Arkadina is one of the four central protagonists of The Seagull. She is a middle-aged woman who is still beautiful but whose beauty and fame have passed their prime. Arkadina is a member of the aristocracy in Russia though her first marriage was to a man who was from Kiev indicating a lower status than her own. This was her son Treplev's father. In several ways, Arkadina considers herself better than her son. Her views are selfish, hypocritical, and self-serving. For instance, Arkadina thinks less of Treplev because he is born of a father from Kiev, but it is this man from Kiev whom she loved and with whom she bore a child that supposedly taints, Treplev. Arkadina is a successful stage actress and lover of a famous writer, Trigorin. This places her in the other aristocracy of Russia, the intelligentsia and artistic elite.
This elite group of artists and intellectuals forms her social group in Moscow to which her son, Treplev to prove himself. Arkadina does nothing to help her son's confidence or sense of belonging within her circle. She does not want her son taking any of the limelight away from herself. Arkadina expects others to listen to her brag about her achievements constantly, but she will not give an inch to Treplev. She is skeptical, unsympathetic, noisy, and demeaning when it comes to Treplev's play.
Arkadina's hypocracy makes her a likeable, flawed character because her flaws are extreme and contrary. In Act Four when Treplev has become a published author, Arkadina admits to never making the effort to read one of her son's stories. When it comes to her lover Trigorin however, Arkadina is doting, attentive, and loving. At the thought that he might leave her for Nina, Arkadina begs and pleads with him on her knees, spewing compliments and kisses. Arkadina is as needy as her son but seeks her love from admirers, fans and lovers, not her own flesh and blood.

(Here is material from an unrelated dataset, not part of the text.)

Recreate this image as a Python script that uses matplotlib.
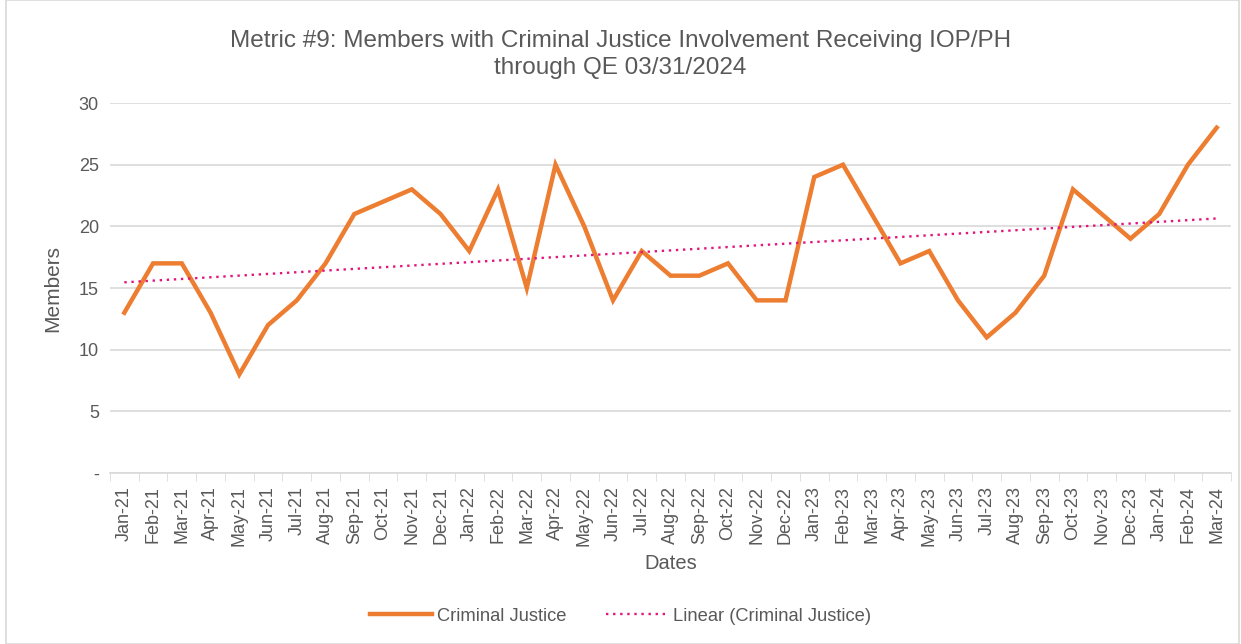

Chekhov describes his play as a comedy, and Arkadina is vital in his description's assessment. She is not a villain or a hero. She proves herself to be excessively vain and miserly. At times, Arkadina shows a glimmer of compassion as when she cares for Treplev's head wound, when she encourages Nina to be an actress and when she screams in fright at the fear of her brother, Sorin's dizzy spell.